Craig often recounted how Narramore approached him one night during his senior year. “I was working nights running the projector at the Inez Theater in Naples,” he said. “I was sitting on the curb, drinking a Coke and waiting for time to change movie reels when Lee walked out of the newspaper office across the street.”

Just as Craig asked me almost 20 years later, he said Narramore asked him that night what he was going to do after graduation. Craig said, “I told him I didn’t know, and he offered me a job.”

Craig accepted the offer, embarking on a career journey lasting almost seven decades at one newspaper.

Press association awards for editorial excellence filled the walls of The Monitor office in the beginning. However, Craig said in recent years, he had nothing else to prove except delivering the best community newspaper produced to readers in North Morris County every week. And that’s all he ever did.

That journey ended Saturday, Aug. 19. Morris Craig passed away after 67 years of producing outstanding community newspapers.

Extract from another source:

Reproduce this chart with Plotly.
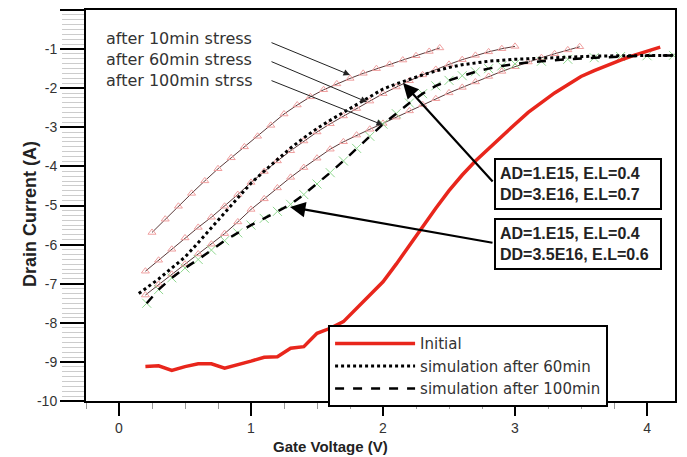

Maybe it was just a coincidence that I wrote about another Naples friend in this space last week, Dorothy Beggs. Monday, I sent the column to the newspapers that are kind enough to print it each week, including The Monitor.

Craig responded Tuesday with memories of Dorothy, her favorite song, and recalling “the good times.” When I uploaded the weekly piece to my blog Saturday morning, as I do every week, I added Craig’s comments.

Little did I know that while I was doing so, Craig was typing -30- on the end of his last submission. The traditional symbol once used by journalists to indicate “end of the story.”

Coincidence, any of it? Not in my book.